Universities, and many other organizations operate on goodwill, rather than contractual obligation, and the point of ASOS is to draw attention to this fact.  This will result in the university running at slower pace than usual. The following tips should also be kept in mind:

  • It is management’s job to be specific in terms of both the task you do and the order which they are undertaken
  • If you are unsure about what your priorities ought to be you should refer your query to your line manager or HoD

In general, while engaging in ASOS, if you are asked to do a specific task, seek clarification as to why it is being asked, what it involves and what you should deprioritise instead. Based on the provided information, decide whether this counts as you having to redo work you were already docked pay for or not. If you’re ever unclear, ask for further clarification and contact us.

  1.     Does ASOS imply breach of contract and if so, what does that mean?

Sticking to your hours (‘working to contract’) is not a breach of contract, however anything beyond working to contract (which includes refusal to reschedule, refusal to cover for absent colleagues), could be construed as a breach of contract, but is covered under the ballot and hence implies that you cannot be disciplined for taking this action. However, you may be subject to pay deductions for breach of contract arising from ASOS (see point 3 below).

  1.     What is Warwick’s current position regarding ASOS Pay Deductions?

As of now, our Vice Chancellor Stuart Croft has said there will be no deductions for working to contract. But the University did not guarantee that it won’t reserve its right to deduct pay for ASOS beyond working to contract (i.e. where ASOS would involve what they consider as a breach of contract). They also haven’t clarified whether not rescheduling classes, for example, would be interpreted as breach of contract, and whether or not they’d deduct for a refusal to reschedule classes. At many other universities, such as Cardiff, Sussex, Southampton, Royal Holloway, Goldsmiths, Kent, VCs have provided such guarantees. Please feel free to contact our VC that you would like these guarantees provided as well. As UCU, we are also following up on this matter.

  1.     What specifically is working to contract and what does that look like?

Working to contract means abiding strictly by the terms of your contract of employment in regard to your specified hours of work; breaks; workload; or other matters that your employment or work contract may specify. In practice, working to contract will look different for colleagues in different roles.

  • Working to contract for Administrative Staff

ASOS for administrative / professional services staff members is unlikely to look much different to a normal working day as ‘working to contract’ is often close to the actual working practice – especially at the grades which specify working hours.
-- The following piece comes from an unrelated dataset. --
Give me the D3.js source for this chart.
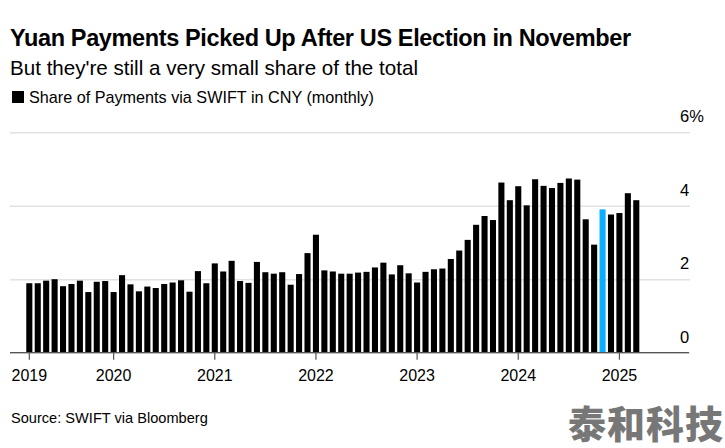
<!DOCTYPE html>
<html>
<head>
<meta charset="utf-8">
<script src="https://cdn.jsdelivr.net/npm/d3@7"></script>
<style>
	html, body { margin: 0; padding: 0; background: #fff; }
	svg { display: block; }
	text { font-family: "Liberation Sans", Arial, sans-serif; fill: #000; }
</style>
</head>
<body>
<svg id="chart" width="725" height="448"></svg>
<script>
// monthly share of payments, Mar 2019 to Mar 2025
var shares2019 = [1.89, 1.89, 1.96, 2.00, 1.81, 1.87, 1.96, 1.65, 1.93, 1.95];
var shares2020 = [1.65, 2.11, 1.86, 1.67, 1.80, 1.76, 1.87, 1.91, 1.97, 1.66, 2.22, 1.89];
var shares2021 = [2.43, 2.21, 2.50, 1.95, 1.90, 2.47, 2.19, 2.15, 2.19, 1.85, 2.14, 2.71];
var shares2022 = [3.21, 2.24, 2.21, 2.15, 2.15, 2.18, 2.20, 2.32, 2.45, 2.13, 2.38, 2.16];
var shares2023 = [1.91, 2.20, 2.27, 2.29, 2.55, 2.78, 3.07, 3.48, 3.72, 3.61, 4.63, 4.15];
var shares2024 = [4.53, 4.01, 4.72, 4.54, 4.48, 4.62, 4.74, 4.71, 3.63, 2.94, 3.90, 3.76];
var shares2025 = [3.80, 4.34, 4.15];

var yearLabels = ["2019", "2020", "2021", "2022", "2023", "2024", "2025"];
var yearTicks = ["2019-03", "2020-01", "2021-01", "2022-01", "2023-01", "2024-01", "2025-01"];
var yTicks = [0, 2, 4, 6];
var highlightMonth = "2024-11";

var shares = [].concat(shares2019, shares2020, shares2021, shares2022, shares2023, shares2024, shares2025);
var monthKey = d3.timeFormat("%Y-%m");
var months = d3.timeMonth.range(new Date(2019, 2, 1), new Date(2025, 3, 1)).map(monthKey);

var svg = d3.select("#chart");

var x = d3.scaleBand()
	.domain(months)
	.range([25.1, 640.5])
	.paddingInner(0.28)
	.paddingOuter(0.14);

var y = d3.scaleLinear()
	.domain([0, 6])
	.range([352.7, 132.2]);

// gridlines and right hand labels
var yAxis = d3.axisRight(y)
	.tickValues(yTicks)
	.tickSize(680)
	.tickFormat(function (d) { return d === 6 ? "6%" : d; });

var yGroup = svg.append("g")
	.attr("transform", "translate(10,0)")
	.call(yAxis);
yGroup.select(".domain").remove();
yGroup.selectAll(".tick line")
	.attr("stroke", "#e2e2e2")
	.attr("stroke-width", 1.4);
yGroup.selectAll(".tick text")
	.attr("x", 670)
	.attr("dy", "-0.62em")
	.attr("font-size", 16.5)
	.attr("text-anchor", "start");

// bars
svg.append("g").selectAll("rect")
	.data(shares)
	.enter()
	.append("rect")
	.attr("x", function (d, i) { return x(months[i]); })
	.attr("y", function (d) { return y(d); })
	.attr("width", x.bandwidth())
	.attr("height", function (d) { return y(0) - y(d); })
	.attr("fill", function (d, i) { return months[i] === highlightMonth ? "#0aaeff" : "#000"; });

// time axis
var xAxis = d3.axisBottom(x)
	.tickValues(yearTicks)
	.tickSize(7)
	.tickSizeOuter(0)
	.tickFormat(function (d, i) { return yearLabels[i]; });

var xGroup = svg.append("g")
	.attr("transform", "translate(0," + y(0) + ")")
	.call(xAxis);
xGroup.select(".domain").remove();
xGroup.append("line")
	.attr("x1", 10)
	.attr("x2", 689)
	.attr("stroke", "#555")
	.attr("stroke-width", 1.2);
xGroup.selectAll(".tick line").attr("stroke", "#555").attr("stroke-width", 1.2);
xGroup.selectAll(".tick text")
	.attr("y", 17)
	.attr("font-size", 16)
	.attr("fill", "#000");

// headings
svg.append("text")
	.attr("x", 10)
	.attr("y", 46)
	.attr("font-size", 23.5)
	.attr("font-weight", "bold")
	.attr("letter-spacing", -0.37)
	.text("Yuan Payments Picked Up After US Election in November");

svg.append("text")
	.attr("x", 10)
	.attr("y", 75)
	.attr("font-size", 20.6)
	.text("But they're still a very small share of the total");

// legend
svg.append("rect")
	.attr("x", 12)
	.attr("y", 91)
	.attr("width", 12)
	.attr("height", 12)
	.attr("fill", "#000");

svg.append("text")
	.attr("x", 29)
	.attr("y", 103)
	.attr("font-size", 16.2)
	.text("Share of Payments via SWIFT in CNY (monthly)");

svg.append("text")
	.attr("x", 11)
	.attr("y", 423)
	.attr("font-size", 14.6)
	.text("Source: SWIFT via Bloomberg");

// watermark
svg.append("text")
	.attr("x", 568)
	.attr("y", 438)
	.attr("font-size", 38)
	.attr("font-weight", "900")
	.attr("letter-spacing", 1)
	.style("font-family", "'Noto Sans CJK SC'")
	.style("fill", "#777")
	.text("泰和科技");
</script>
</body>
</html>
But, there may be opportunities to not attend committee meetings, departmental meetings, team meetings as these are rarely mandated as part of a contract.  In particular, as with other roles, stick to your 36.5 hours (or whatever is stated in your contract) per week, take your lunch breaks, take your Health and Safety mandated breaks away from your computer.

  • Working to contract for Academic, Research only and Teaching only posts (Grade 6 or above)

Working to contract for academic employees is complicated because these contracts stipulate that there are no fixed hours of work and that “The University reserves the right to ask you to undertake other work activities on behalf of the University in line with your grade as may be reasonably required from time to time.”

In detail:

“There are no normal hours of work specified for Academic, Research only and Teaching only posts. The duration of your working time is largely not measured or pre-determined and can be self-determined to a significant extent. You are expected to work such hours as are necessary to meet the responsibilities of your position and while not bound by the provisions of the Working Time Regulations’ limits on average working hours, you are not expected to work excessive hours. If you find that you are regularly working excessive hours you should bring this to the attention of your Head of Department.

The notional working week is 36.5 hours and you are not eligible for overtime payments.

The University operates its activities over seven (7) days.”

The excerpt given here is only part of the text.